── Dataset excerpt
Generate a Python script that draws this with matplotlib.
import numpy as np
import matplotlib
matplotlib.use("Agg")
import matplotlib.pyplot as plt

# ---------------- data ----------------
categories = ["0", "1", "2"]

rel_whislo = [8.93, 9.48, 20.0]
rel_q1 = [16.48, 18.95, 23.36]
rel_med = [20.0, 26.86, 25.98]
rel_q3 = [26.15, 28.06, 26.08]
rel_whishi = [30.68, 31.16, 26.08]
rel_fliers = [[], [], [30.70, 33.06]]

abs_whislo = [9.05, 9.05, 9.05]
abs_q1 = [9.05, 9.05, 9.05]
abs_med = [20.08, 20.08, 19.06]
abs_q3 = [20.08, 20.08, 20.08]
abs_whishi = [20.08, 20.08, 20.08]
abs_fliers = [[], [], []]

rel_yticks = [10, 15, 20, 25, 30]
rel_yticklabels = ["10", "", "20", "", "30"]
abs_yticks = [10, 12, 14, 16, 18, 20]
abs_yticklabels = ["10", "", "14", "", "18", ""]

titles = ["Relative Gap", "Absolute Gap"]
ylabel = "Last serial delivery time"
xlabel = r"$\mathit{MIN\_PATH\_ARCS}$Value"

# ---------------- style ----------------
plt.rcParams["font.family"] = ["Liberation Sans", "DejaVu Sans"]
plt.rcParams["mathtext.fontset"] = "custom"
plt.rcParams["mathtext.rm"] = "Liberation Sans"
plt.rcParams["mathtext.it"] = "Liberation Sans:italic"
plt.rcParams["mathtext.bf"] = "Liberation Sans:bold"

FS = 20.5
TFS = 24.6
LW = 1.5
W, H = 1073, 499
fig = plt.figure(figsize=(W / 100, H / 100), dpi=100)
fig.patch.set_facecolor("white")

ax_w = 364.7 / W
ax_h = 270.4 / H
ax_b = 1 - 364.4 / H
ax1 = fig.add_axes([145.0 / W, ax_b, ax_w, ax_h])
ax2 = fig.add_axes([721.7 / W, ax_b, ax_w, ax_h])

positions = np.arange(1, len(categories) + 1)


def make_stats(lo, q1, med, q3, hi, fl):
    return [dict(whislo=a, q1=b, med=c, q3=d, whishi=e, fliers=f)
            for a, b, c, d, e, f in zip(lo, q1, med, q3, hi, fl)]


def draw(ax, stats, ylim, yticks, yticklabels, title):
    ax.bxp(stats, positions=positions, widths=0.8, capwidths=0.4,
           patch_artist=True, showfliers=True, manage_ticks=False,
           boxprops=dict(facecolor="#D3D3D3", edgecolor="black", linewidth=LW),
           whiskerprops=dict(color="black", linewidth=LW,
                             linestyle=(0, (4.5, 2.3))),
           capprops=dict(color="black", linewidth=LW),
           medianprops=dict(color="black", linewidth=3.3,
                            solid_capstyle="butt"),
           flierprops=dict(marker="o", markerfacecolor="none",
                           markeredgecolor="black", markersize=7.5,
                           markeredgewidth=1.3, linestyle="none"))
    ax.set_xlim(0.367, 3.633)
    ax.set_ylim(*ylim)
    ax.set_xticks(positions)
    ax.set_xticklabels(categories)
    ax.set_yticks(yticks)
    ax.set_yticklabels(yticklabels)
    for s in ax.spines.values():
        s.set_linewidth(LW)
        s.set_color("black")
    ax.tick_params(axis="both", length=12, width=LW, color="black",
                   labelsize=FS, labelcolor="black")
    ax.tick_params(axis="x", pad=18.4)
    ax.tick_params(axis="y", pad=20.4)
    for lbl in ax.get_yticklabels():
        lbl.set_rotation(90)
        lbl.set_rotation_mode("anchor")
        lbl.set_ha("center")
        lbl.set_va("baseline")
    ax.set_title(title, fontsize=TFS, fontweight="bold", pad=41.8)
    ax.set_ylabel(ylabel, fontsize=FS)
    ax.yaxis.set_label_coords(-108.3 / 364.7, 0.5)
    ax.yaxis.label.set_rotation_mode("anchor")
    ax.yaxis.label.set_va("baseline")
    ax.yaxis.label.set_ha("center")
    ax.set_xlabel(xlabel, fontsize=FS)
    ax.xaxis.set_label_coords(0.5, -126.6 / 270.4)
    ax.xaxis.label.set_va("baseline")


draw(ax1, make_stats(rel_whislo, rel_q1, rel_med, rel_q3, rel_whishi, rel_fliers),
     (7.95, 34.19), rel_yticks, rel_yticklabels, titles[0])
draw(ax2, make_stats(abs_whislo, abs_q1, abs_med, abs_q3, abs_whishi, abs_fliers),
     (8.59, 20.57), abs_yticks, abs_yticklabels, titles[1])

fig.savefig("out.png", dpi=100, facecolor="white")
────
**Work instructions:**
Beginning at the top of the data, please return every line until and including the line containing "rel_fliers = [[], [], [30.70, 33.06]]", copied exactly, and nothing past it.

**Expected answer:**
Generate a Python script that draws this with matplotlib.
import numpy as np
import matplotlib
matplotlib.use("Agg")
import matplotlib.pyplot as plt

# ---------------- data ----------------
categories = ["0", "1", "2"]

rel_whislo = [8.93, 9.48, 20.0]
rel_q1 = [16.48, 18.95, 23.36]
rel_med = [20.0, 26.86, 25.98]
rel_q3 = [26.15, 28.06, 26.08]
rel_whishi = [30.68, 31.16, 26.08]
rel_fliers = [[], [], [30.70, 33.06]]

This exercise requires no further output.